When Banno’s widow, Marion Govini, heard of the light sentence John was to receive for his twenty murders, she said the “no good bum” left her two daughters without a father. She called the plea bargain “outrageous” and added “[h]e should get life for cold-blooded murder. I don’t care how much info he gave the court.” A voice crying in the wilderness because not only had this craven murderer charmed the prosecutors and the police, he was doing the same to the judge.
John had no problem murdering people. Like Tommy Sperrazza, a notorious low-life hoodlum in Boston, John found “once you kill the first person the rest are easy.” The sentiment exactly fits John Martorano in spades.

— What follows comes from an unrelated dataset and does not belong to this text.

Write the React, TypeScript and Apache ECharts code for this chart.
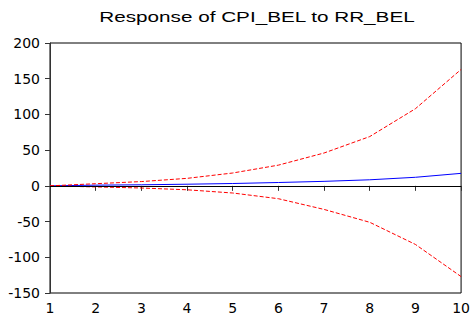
import React, { useEffect, useRef } from "react";
import * as echarts from "echarts";

const periods = [1, 2, 3, 4, 5, 6, 7, 8, 9, 10];
const response = [0, 1, 1.5, 2.3, 3.3, 4.7, 6.3, 8.5, 12, 17.5];
const upperBand = [0, 3, 6, 10.5, 18, 29, 46, 69, 108, 163];
const lowerBand = [0, -1.5, -3, -5.5, -10, -18, -33, -51, -82, -127];
const titleText = "Response of CPI_BEL to RR_BEL";

export default function App() {
  const ref = useRef<HTMLDivElement>(null);
  useEffect(() => {
    if (!ref.current) return;
    const chart = echarts.init(ref.current, null, { renderer: "svg" });
    const pair = (vals: number[]) => periods.map((p, i) => [p, vals[i]]);
    chart.setOption({
      animation: false,
      backgroundColor: "#ffffff",
      grid: {
        left: 50,
        right: 9,
        top: 43,
        bottom: 23,
        show: true,
        borderColor: "#000000",
        borderWidth: 1,
      },
      graphic: [
        {
          type: "text",
          x: 257,
          y: 10,
          scaleX: 1.38,
          style: {
            text: titleText,
            fill: "#000000",
            font: "15px 'Liberation Sans', Arial, sans-serif",
            textAlign: "center",
            textVerticalAlign: "top",
          },
        },
      ],
      xAxis: {
        type: "value",
        min: 1,
        max: 10,
        interval: 1,
        axisLine: { show: true, lineStyle: { color: "#333333", width: 1 } },
        axisTick: { show: true, inside: false, length: 5, lineStyle: { color: "#333333" } },
        axisLabel: {
          color: "#000000",
          fontFamily: "DejaVu Sans",
          fontSize: 14,
          margin: 8,
        },
        splitLine: { show: false },
      },
      yAxis: {
        type: "value",
        min: -150,
        max: 200,
        interval: 50,
        axisLine: { show: true, onZero: false, lineStyle: { color: "#333333", width: 1 } },
        axisTick: { show: true, inside: false, length: 5, lineStyle: { color: "#333333" } },
        axisLabel: {
          color: "#000000",
          fontFamily: "DejaVu Sans",
          fontSize: 14,
          margin: 10,
        },
        splitLine: { show: false },
      },
      series: [
        {
          type: "line",
          data: pair(response),
          showSymbol: false,
          symbol: "none",
          lineStyle: { color: "#0000ff", width: 1 },
          markLine: {
            silent: true,
            symbol: "none",
            label: { show: false },
            lineStyle: { color: "#000000", width: 1, type: "solid" },
            data: [{ yAxis: 0 }],
          },
        },
        {
          type: "line",
          data: pair(upperBand),
          symbol: "none",
          lineStyle: { color: "#ff0000", width: 1, type: [4, 2] },
        },
        {
          type: "line",
          data: pair(lowerBand),
          symbol: "none",
          lineStyle: { color: "#ff0000", width: 1, type: [4, 2] },
        },
      ],
    });
    return () => chart.dispose();
  }, []);
  return (
    <div
      ref={ref}
      style={{ position: "fixed", left: 0, top: 0, width: 473, height: 316 }}
    />
  );
}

He murdered people he thought may be witnesses, those who he felt slighted him, and others to make a little cash.
John committed at least nine murders by his own hands where his victims were unarmed and defenseless. At this time, he had yet to meet James “Whitey” Bulger. The idea that he had any connection with Bulger up to this time, as some suggest does not hold water. The idea he was Whitey Bulger’s hitman is laughable.
Martorano tells us about his meeting with Whitey Bulger for the first time.
John wrote that he was sitting in Duffy’s Tavern a spring night in 1972. There is better evidence that if this meeting happened, it would have been in the fall. John said a guy in his early forties, blond hair, and blue eyes came in. He walked up to John. He introduced himself as Jimmy Bulger. Martorano said he vaguely remembered meeting him once before. He thought, though, on that prior occasion he introduced himself as Whitey.
John said Whitey wanted to meet Howie Winter. He said he had a problem in Town that he wanted to resolve. Martorano went on, “[t]hat was what they all called Southie – “the Town.” I grew up in Southie for ten years and never heard it refer to as that. I asked my cousins who lived there all their lives and knew all the hoodlums from there. They never heard it called that either. The expression “in town” referred to the Mafia. The gangs from Charlestown were called the Townies. But John never bothered with the truth so what does it matter him spinning another story. His murderous exploits do not end here but are carried on in connection with another group that we will learn about later.
Does BLM know about Martorano? Five innocent unarmed Blacks killed by a Mafia hitman and no response from BLM, the DOJ, the Civil Rights Division or US Attorney? The fake hate crime of Jussi Smollet gets national attention but real racist murders go essentially unpunished. The media ignored this massacre and facilitated this ” outrageous ” deal. Shame on the press.